AIM:
Copy from the first line below down to and including the line with "5500, 5750, 6000];". Skip the pictures.

DATASET ROWS:
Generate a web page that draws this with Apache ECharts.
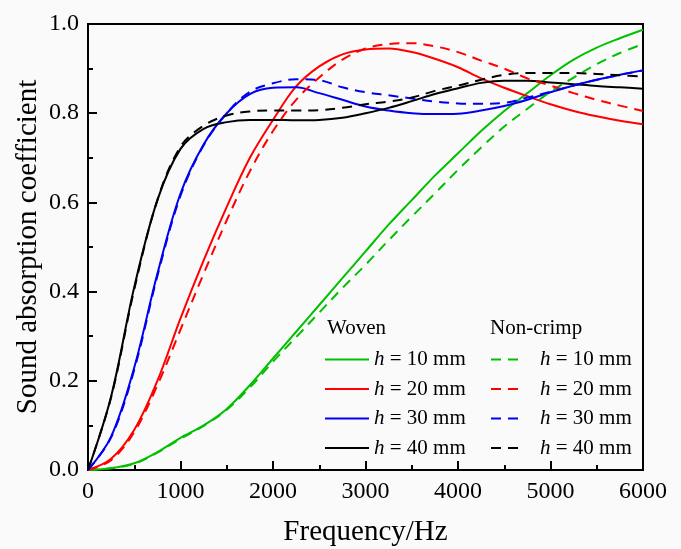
<!DOCTYPE html>
<html>
<head>
<meta charset="utf-8">
<script src="https://cdn.jsdelivr.net/npm/echarts@6/dist/echarts.min.js"></script>
<style>
  html, body { margin: 0; padding: 0; background: #fafafa; }
  #chart { width: 681px; height: 549px; }
</style>
</head>
<body>
<div id="chart"></div>
<script>
// frequency grid (Hz)
var freq = [0, 250, 500, 750, 1000, 1250, 1500, 1750, 2000, 2250, 2500, 2750,
  3000, 3250, 3500, 3750, 4000, 4250, 4500, 4750, 5000, 5250, 5500, 5750, 6000];

// woven
var woven10 = [0, 0.004, 0.015, 0.04, 0.072, 0.1, 0.137, 0.19, 0.25, 0.31, 0.37, 0.43,
  0.49, 0.55, 0.605, 0.66, 0.71, 0.76, 0.805, 0.845, 0.885, 0.92, 0.947, 0.968, 0.987];
var woven20 = [0, 0.025, 0.09, 0.2, 0.34, 0.47, 0.59, 0.7, 0.785, 0.86, 0.905, 0.932,
  0.943, 0.945, 0.937, 0.922, 0.903, 0.878, 0.857, 0.838, 0.82, 0.805, 0.793, 0.783, 0.775];
var woven30 = [0, 0.075, 0.23, 0.44, 0.62, 0.73, 0.8, 0.843, 0.857, 0.858, 0.845, 0.83,
  0.815, 0.806, 0.8, 0.798, 0.799, 0.806, 0.816, 0.83, 0.847, 0.862, 0.875, 0.886, 0.896];
var woven40 = [0, 0.165, 0.41, 0.605, 0.72, 0.765, 0.78, 0.785, 0.785, 0.784, 0.785, 0.79,
  0.8, 0.812, 0.827, 0.843, 0.856, 0.868, 0.873, 0.873, 0.869, 0.865, 0.861, 0.858, 0.855];

// non-crimp
var ncf10 = [0, 0.004, 0.014, 0.039, 0.07, 0.099, 0.135, 0.185, 0.243, 0.298, 0.353, 0.408,
  0.46, 0.515, 0.568, 0.62, 0.673, 0.723, 0.77, 0.81, 0.848, 0.88, 0.91, 0.935, 0.955];
var ncf20 = [0, 0.022, 0.085, 0.19, 0.315, 0.44, 0.56, 0.67, 0.76, 0.83, 0.88, 0.92,
  0.945, 0.955, 0.957, 0.95, 0.937, 0.918, 0.9, 0.878, 0.862, 0.845, 0.83, 0.817, 0.805];
var ncf30 = [0, 0.073, 0.225, 0.435, 0.615, 0.728, 0.8, 0.848, 0.867, 0.876, 0.874, 0.858,
  0.847, 0.84, 0.833, 0.826, 0.822, 0.821, 0.823, 0.835, 0.848, 0.862, 0.875, 0.886, 0.896];
var ncf40 = [0, 0.163, 0.405, 0.605, 0.725, 0.772, 0.795, 0.804, 0.806, 0.806, 0.807, 0.812,
  0.82, 0.826, 0.835, 0.85, 0.862, 0.875, 0.886, 0.89, 0.89, 0.89, 0.888, 0.885, 0.882];

var xTicks = [0, 1000, 2000, 3000, 4000, 5000, 6000];
var yTicks = [0, 0.2, 0.4, 0.6, 0.8, 1.0];

var thick = ['10', '20', '30', '40'];
var colors = ['#00c000', '#ff0000', '#0000ee', '#000000'];
var serif = 'Liberation Serif';

function pairs(vals) {
  return freq.map(function (f, i) { return [f, vals[i]]; });
}

function mkSeries(name, vals, color, dashed) {
  return {
    name: name,
    type: 'line',
    data: pairs(vals),
    smooth: 0.35,
    symbol: 'none',
    color: color,
    lineStyle: { color: color, width: 2, type: dashed ? [10, 7] : 'solid' }
  };
}

var wovenData = [woven10, woven20, woven30, woven40];
var ncfData = [ncf10, ncf20, ncf30, ncf40];
var series = [];
var wovenNames = [], ncfNames = [];
thick.forEach(function (h, i) {
  wovenNames.push('W' + h);
  series.push(mkSeries('W' + h, wovenData[i], colors[i], false));
});
thick.forEach(function (h, i) {
  ncfNames.push('N' + h);
  series.push(mkSeries('N' + h, ncfData[i], colors[i], true));
});

function legendText(name) {
  return '{i|h} = ' + name.slice(1) + ' mm';
}

var legendStyle = {
  fontFamily: serif, fontSize: 21, color: '#000', lineHeight: 21,
  rich: { i: { fontFamily: serif, fontStyle: 'italic', fontSize: 21, color: '#000' } }
};

var chart = echarts.init(document.getElementById('chart'));
chart.setOption({
  backgroundColor: '#fafafa',
  animation: false,
  grid: {
    left: 88, right: 38, top: 24, bottom: 79, outerBoundsMode: 'none',
    show: true, borderColor: '#000', borderWidth: 2
  },
  xAxis: {
    type: 'value', min: 0, max: 6000, interval: 1000,
    name: 'Frequency/Hz', nameLocation: 'middle', nameGap: 48, nameMoveOverlap: false,
    nameTextStyle: { fontFamily: serif, fontSize: 29, color: '#000' },
    axisLine: { lineStyle: { color: '#000', width: 2 } },
    axisTick: { inside: true, length: 9, lineStyle: { color: '#000', width: 2 } },
    minorTick: { show: true, splitNumber: 2, length: 5, lineStyle: { color: '#000', width: 2 } },
    splitLine: { show: false },
    axisLabel: {
      fontFamily: serif, fontSize: 24, color: '#000', margin: 10,
      formatter: function (v) { return xTicks.indexOf(v) >= 0 ? String(v) : ''; }
    }
  },
  yAxis: {
    type: 'value', min: 0, max: 1, interval: 0.2,
    name: 'Sound absorption coefficient', nameLocation: 'middle', nameGap: 45, nameMoveOverlap: false,
    nameTextStyle: { fontFamily: serif, fontSize: 29, color: '#000' },
    axisLine: { lineStyle: { color: '#000', width: 2 } },
    axisTick: { inside: true, length: 9, lineStyle: { color: '#000', width: 2 } },
    minorTick: { show: true, splitNumber: 2, length: 5, lineStyle: { color: '#000', width: 2 } },
    splitLine: { show: false },
    axisLabel: {
      fontFamily: serif, fontSize: 24, color: '#000', margin: 9,
      formatter: function (v) { return yTicks.indexOf(+v.toFixed(1)) >= 0 ? v.toFixed(1) : ''; }
    }
  },
  legend: [
    {
      data: wovenNames, orient: 'vertical', left: 324, top: 349, padding: 0,
      itemWidth: 44, itemHeight: 14, itemGap: 8.5,
      itemStyle: { opacity: 0 },
      formatter: legendText, textStyle: legendStyle
    },
    {
      data: ncfNames, orient: 'vertical', left: 490, top: 349, padding: 0,
      itemWidth: 33, itemHeight: 14, itemGap: 8.5,
      itemStyle: { opacity: 0 },
      formatter: legendText,
      textStyle: Object.assign({}, legendStyle, { padding: [0, 0, 0, 11] })
    }
  ],
  graphic: [
    { type: 'text', left: 327, top: 318, style: { text: 'Woven', font: '21px "Liberation Serif"', fill: '#000' } },
    { type: 'text', left: 490, top: 318, style: { text: 'Non-crimp', font: '21px "Liberation Serif"', fill: '#000' } }
  ],
  series: series
});
</script>
</body>
</html>
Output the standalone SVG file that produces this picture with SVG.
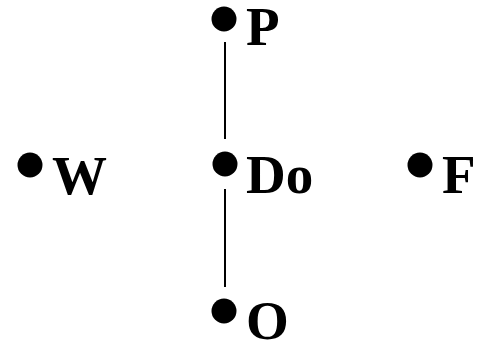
<svg xmlns="http://www.w3.org/2000/svg" width="481" height="350" viewBox="0 0 481 350">
<style>
.dot{fill:#000}
.lbl{font-family:"Liberation Serif","Times New Roman",serif;font-weight:bold;font-size:55px;fill:#000}
.edge{stroke:#000;stroke-width:2;fill:none}
</style>
<rect width="481" height="350" fill="#fff"/>
<g id="connectors">
<line class="edge" x1="225" y1="42" x2="225" y2="139"/>
<line class="edge" x1="225" y1="189" x2="225" y2="287"/>
</g>
<g id="node-P"><circle class="dot" cx="224" cy="19" r="12.5"/><text class="lbl" x="246" y="45">P</text></g>
<g id="node-W"><circle class="dot" cx="30" cy="165" r="12.5"/><text class="lbl" x="52" y="194">W</text></g>
<g id="node-Do"><circle class="dot" cx="225" cy="164" r="12.5"/><text class="lbl" x="246" y="193">Do</text></g>
<g id="node-F"><circle class="dot" cx="420" cy="165" r="12.5"/><text class="lbl" x="442" y="193">F</text></g>
<g id="node-O"><circle class="dot" cx="224" cy="311" r="12.5"/><text class="lbl" x="246" y="339">O</text></g>
</svg>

RESULT FOR THIS EXERCISE:
Generate a web page that draws this with Apache ECharts.
<!DOCTYPE html>
<html>
<head>
<meta charset="utf-8">
<script src="https://cdn.jsdelivr.net/npm/echarts@6/dist/echarts.min.js"></script>
<style>
  html, body { margin: 0; padding: 0; background: #fafafa; }
  #chart { width: 681px; height: 549px; }
</style>
</head>
<body>
<div id="chart"></div>
<script>
// frequency grid (Hz)
var freq = [0, 250, 500, 750, 1000, 1250, 1500, 1750, 2000, 2250, 2500, 2750,
  3000, 3250, 3500, 3750, 4000, 4250, 4500, 4750, 5000, 5250, 5500, 5750, 6000];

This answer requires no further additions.